はじめに:プレゼンの勝負は「最初の3分」で決まる
「プレゼンで何を伝えるか」以上に、「最初の印象でどう引き込むか」が重要です。
特に、営業の場では初対面での商談や提案の場が多く、最初の数分で相手の関心を引けるかがその後の展開を左右します。
本記事では、「最初の3分間で相手を惹きつけ、印象に残る」プレゼンの導入術を紹介します。
営業マンとして、提案内容が優れているだけでなく、“聞きたくなる空気”を作る力を磨きましょう。
なぜ「冒頭3分」がカギになるのか?
人の集中力は最初にピークがくる
心理学では、「初頭効果(Primacy Effect)」と呼ばれ、最初に受け取った情報が強く印象に残ることが分かっています。
特にビジネスシーンでは、相手も忙しく、多くの情報の中で「聞くべきかどうか」を瞬時に判断しています。
つまり、プレゼンの最初で興味を引けなければ、せっかくの提案も「右から左へ」流れてしまうのです。
印象に残るプレゼン導入の“3ステップ”
具体的提案の前の導入部分では、以下の3つのステップを意識すると、相手の関心を一気に引きつけることができます。提案は、相手の聞く耳を開いてから話すことが重要です。
① 相手の課題をズバリ言語化する
相手が「うちのことをよく理解しているな」と思えるような言葉で始めましょう。
たとえば、以下のような切り口です。
「最近、●●業界では“〇〇”という課題が増えていますよね。」
「御社のように△△の事業を展開されている企業様では、□□がボトルネックになりやすいと聞いています。」
ここで重要なのは、“相手視点”で話すこと。
「自社が言いたいこと」ではなく、「相手が気になること」から入るのがコツです。
② ストーリーやエピソードで感情を動かす
論理だけでなく、感情にも訴えましょう。
例えば、実際の顧客事例や、担当者が直面したリアルな悩みなどを短く紹介することで、相手の共感を得やすくなります。

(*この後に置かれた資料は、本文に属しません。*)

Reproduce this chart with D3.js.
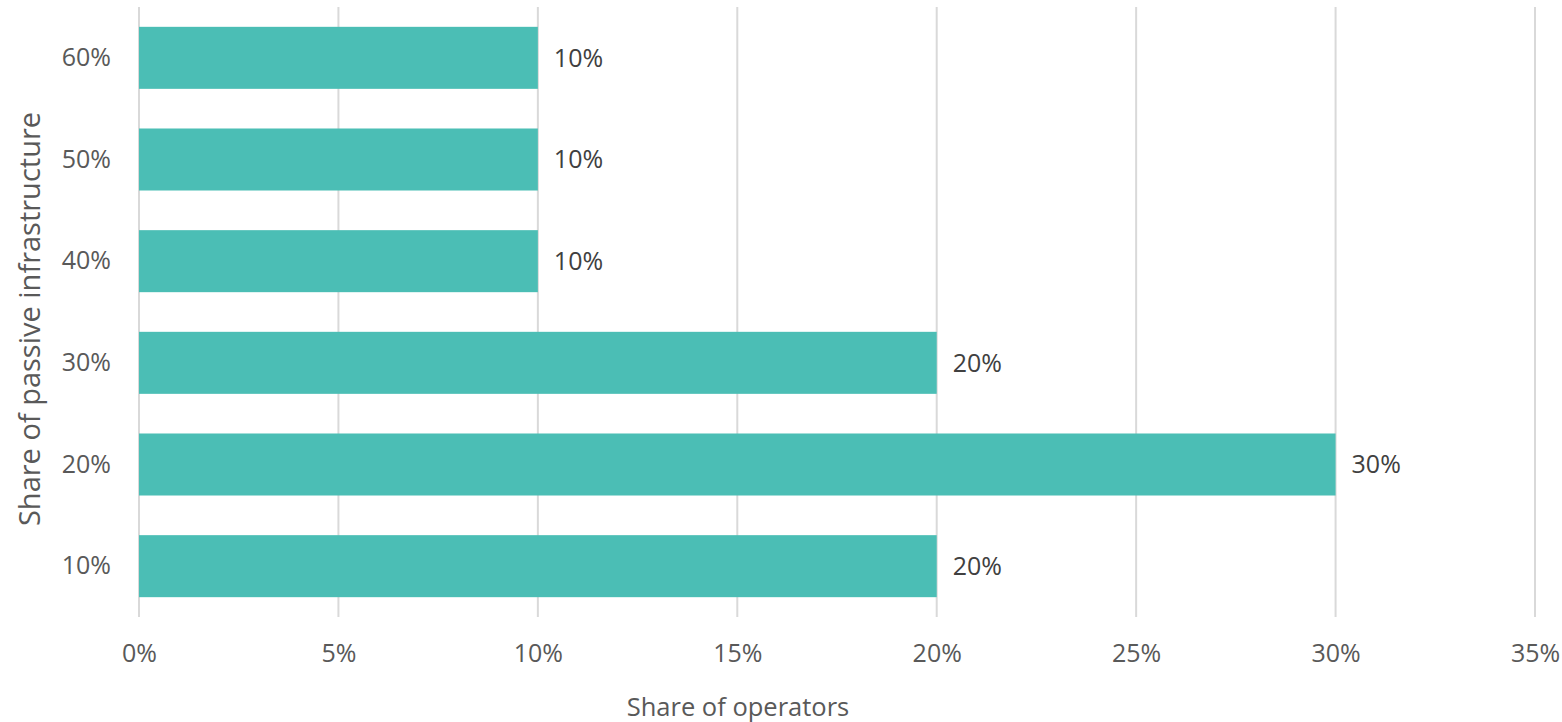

「あるお客様では、●●のミスで年間〇〇万円のロスが出ていました。しかし、○○を導入したことで——」
数字やビジュアルを交えながら話すと、より記憶に残りやすくなります。
③ 提案の方向性を一言で伝える
最後に、これからのプレゼンがどんな価値を提供するのか、シンプルに伝えます。
「今日は、御社のその課題に対して、コストを抑えつつ即効性のある解決策をご提案させていただきます。」
「聞く理由」が明確になると、相手の集中力がグッと高まります。
実践例:冒頭スクリプトのテンプレート
「御社のような〇〇業界の中堅企業様では、今“△△”という課題が非常に大きくなっていると感じています。
実際、当社のお取引先でも、似た課題で業務効率が大きく損なわれていました。
本日は、その問題をどのように解決できるのか、具体的な施策と事例を交えてご紹介します。」
このように、「共感 → ストーリー → 予告」の順で展開することで、自然と相手の関心を引き出すことができます。
NGパターンに注意!避けるべき導入の例
❌ 自己紹介や会社紹介から長々と始まる
相手にとっては興味のない情報です。後半に簡潔に伝えるだけで十分。提案開始後の最初の部分に入れてもいいですが、どちらにしても簡潔に必要な部分だけをお話しましょう。
❌ 一方的に話し続ける
「御社ではいかがですか?」など、相手の反応を引き出す質問を混ぜましょう。人は自分に話をふられるかもと思うと、話に集中します。ただ話を聞くだけだと飽きてしまうので、相手に質問したり意見を聞くことを意識しましょう。
❌ 長すぎて要点が伝わらない
導入は“3分以内”が鉄則。だらだらと話すと集中力が落ちます。あくまで導入トークは相手に話を聞く耳を開いてもらうためのものです。だらだら話すことは逆効果となるので、簡潔に話しましょう。
プレゼン導入で差がつく“準備”のポイント
印象に残る導入を実現するためには、以下の準備が欠かせません。
- 事前に相手企業の情報をリサーチ
- 業界のトレンドや課題を把握
- 提案との接点を明確にしておく
- 想定質問や関心ポイントを整理しておく
どんな提案においても「導入の質=準備の質」と言っても過言ではありません。あらかじめ導入時にどのような話をするかイメージしておきましょう。
最初の3分で「選ばれる営業」に
プレゼン全体の出来ももちろん大切ですが、「冒頭の印象」が相手の心を掴むかどうかの分かれ道です。
ぜひ、相手の視点で“聞きたくなる導入”を設計し、提案全体の価値を高めてください。
冒頭3分を変えることで、商談の流れが驚くほどスムーズになるはずです。